Juste avant la ventrée de la Saint-Sylvestre ... Et heureusement parce qu'après ça n'aurait pas été possible ! Et ça a été un retour en fanfare à Utopia Bordeaux, le cinéma qui m'a fait aimer le cinéma avec feu le Jean Vigo, il y a déjà quelques années ( Fermeture du Jean Vigo à Bordeaux ).

Un film dur et cru qui nous met très mal à l'aise, physiquement et moralement. Sur fond de colonisation et d'extermination systématique des aborigènes par les soldats britaniques, très difficile de savoir qui sont les gentils et les méchants, les humanistes et les ordures. Les criminels socipathes et la populace sale et incultes ne sont-ils pas tous des victimes d'enjeux qui les dépassent, des politiques nationalistes et hégémoniques aveugles des grandes puissances à cette époque ?

Arthur Burns a peut-être fait sienne une réplique qui m'a beaucoup marquée quand j'étais petite et à propos de laquelle je m'interroge encore : "Mieux vaut régner en enfer que servir au Paradis" (Jack London, Le loup des mers).

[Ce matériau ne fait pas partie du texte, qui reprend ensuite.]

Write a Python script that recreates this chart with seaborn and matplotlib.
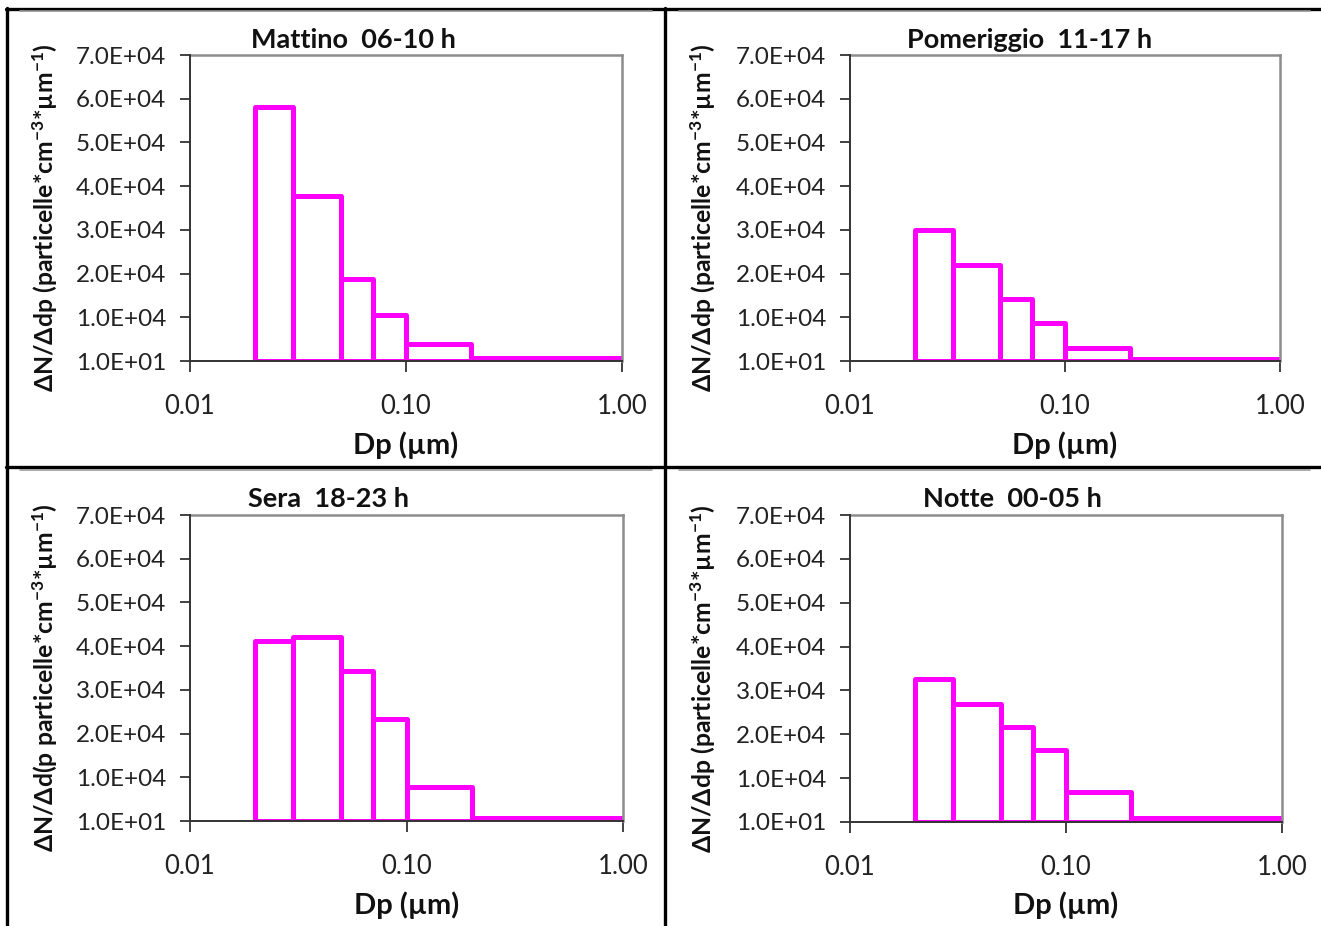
import numpy as np
import pandas as pd
import matplotlib
matplotlib.use("Agg")
import matplotlib.pyplot as plt
from matplotlib.lines import Line2D
import seaborn as sns

# ---------------- data ----------------
bin_edges = [0.02, 0.03, 0.05, 0.07, 0.10, 0.20, 1.00]
mattino = [58000, 37800, 18800, 10600, 3900, 700]
pomeriggio = [30000, 22000, 14200, 8700, 3000, 500]
sera = [41200, 42100, 34300, 23300, 7800, 700]
notte = [32500, 26800, 21700, 16500, 6900, 1000]

titles = ["Mattino  06-10 h", "Pomeriggio  11-17 h", "Sera  18-23 h", "Notte  00-05 h"]
ylabels = [
    r"ΔN/Δdp (particelle*cm$^{-3}$*µm$^{-1}$)",
    r"ΔN/Δdp (particelle*cm$^{-3}$*µm$^{-1}$)",
    r"ΔN/Δd(p particelle*cm$^{-3}$*µm$^{-1}$)",
    r"ΔN/Δdp (particelle*cm$^{-3}$*µm$^{-1}$)",
]
xlabel = "Dp (µm)"
y_ticks = [10, 10000, 20000, 30000, 40000, 50000, 60000, 70000]
y_ticklabels = ["1.0E+01", "1.0E+04", "2.0E+04", "3.0E+04", "4.0E+04", "5.0E+04", "6.0E+04", "7.0E+04"]
x_ticks = [0.01, 0.1, 1.0]
x_ticklabels = ["0.01", "0.10", "1.00"]

series = [mattino, pomeriggio, sera, notte]

# ---------------- style ----------------
sns.set_theme(style="white")
plt.rcParams["font.family"] = ["Lato", "DejaVu Sans"]
plt.rcParams["mathtext.fontset"] = "custom"
plt.rcParams["mathtext.rm"] = "Lato"
plt.rcParams["mathtext.bf"] = "Lato:bold"
plt.rcParams["mathtext.default"] = "regular"

W, H = 1321, 926
fig = plt.figure(figsize=(W / 100, H / 100), dpi=100)
fig.patch.set_facecolor("white")

# axes boxes in pixels: left, top, right, bottom
boxes = [
    (190, 55, 622, 361),
    (850, 55, 1280, 361),
    (190, 515, 623, 821),
    (850, 515, 1282, 822),
]
title_pos = [(353, 40), (1030, 40), (329, 499), (1012, 499)]
ylabel_x = [45, 703, 45, 703]

edges_arr = np.array(bin_edges)
centers = np.sqrt(edges_arr[:-1] * edges_arr[1:])
log_bins = list(np.log10(edges_arr))

for i, (vals, box) in enumerate(zip(series, boxes)):
    l, t, r, b = box
    ax = fig.add_axes([l / W, 1 - b / H, (r - l) / W, (b - t) / H])
    ax.set_xscale("log")
    df = pd.DataFrame({"dp": centers, "n": vals})
    sns.histplot(data=df, x="dp", weights="n", bins=log_bins,
                 fill=False, element="bars", color="#FF00FF", linewidth=3.6,
                 ax=ax, zorder=2)
    for p in ax.patches:
        p.set_joinstyle("round")
        p.set_capstyle("round")
    ax.set_xlim(0.01, 1.0)
    ax.set_ylim(10, 70000)
    ax.set_xticks(x_ticks)
    ax.set_xticklabels(x_ticklabels)
    ax.xaxis.set_minor_locator(matplotlib.ticker.NullLocator())
    ax.set_yticks(y_ticks)
    ax.set_yticklabels(y_ticklabels)
    ax.tick_params(axis="x", which="major", direction="out", length=8, width=1.3,
                   color="#333333", pad=16, labelsize=18.5, labelcolor="#222222", bottom=True)
    ax.tick_params(axis="y", which="major", direction="out", length=7, width=1.3,
                   color="#333333", pad=10, labelsize=17.5, labelcolor="#222222", left=True)
    for s in ["left", "bottom"]:
        ax.spines[s].set_color("#333333")
        ax.spines[s].set_linewidth(1.4)
        ax.spines[s].set_zorder(3)
    for s in ["top", "right"]:
        ax.spines[s].set_color("#8c8c8c")
        ax.spines[s].set_linewidth(1.8)
    ax.set_xlabel("")
    ax.set_ylabel("")
    ax.grid(False)
    ax.set_facecolor("white")

    cx = (l + r) / 2
    fig.text(cx / W, 1 - 445 / H if i < 2 else 1 - 905 / H, xlabel, ha="center", va="center",
             fontsize=21, fontweight="bold", color="#111111")
    tx, ty = title_pos[i]
    fig.text(tx / W, 1 - ty / H, titles[i], ha="center", va="center",
             fontsize=19.5, fontweight="bold", color="#111111")
    fig.text(ylabel_x[i] / W, 1 - ((t + b) / 2 + 10) / H, ylabels[i], rotation=90,
             ha="center", va="center", fontsize=17.8, fontweight="bold", color="#111111")

# table borders
def hline(y, x0, x1, color="black", lw=2.4):
    fig.add_artist(Line2D([x0 / W, x1 / W], [1 - y / H, 1 - y / H], color=color, lw=lw))

def vline(x, y0, y1, color="black", lw=2.4):
    fig.add_artist(Line2D([x / W, x / W], [1 - y0 / H, 1 - y1 / H], color=color, lw=lw))

hline(8.5, 6, W)
hline(467, 6, W)
hline(11, 20, 652, color="#9a9a9a", lw=1.2)
hline(11, 679, 1310, color="#9a9a9a", lw=1.2)
hline(470, 20, 652, color="#9a9a9a", lw=1.2)
hline(470, 679, 1310, color="#9a9a9a", lw=1.2)
vline(7, 7.5, H)
vline(665, 7.5, H)

fig.savefig("out.png", dpi=100, facecolor="white")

C'est en tout cas un grand film : ambiances parfaitement retranscrites (lumière et son), acteurs qui incarnent avec justesse des personnages complexes et un scénario très bien ficelé au service d'une thèse claire, celle de l'humanité dans un environnement hostile. Après ce film et au vu de ce que j'ai entendu à propos de La Route , je ne suis pas étonnné que John Hilcoat se soit approprié cette histoire. Il faudra d'ailleurs aller le voir aussi.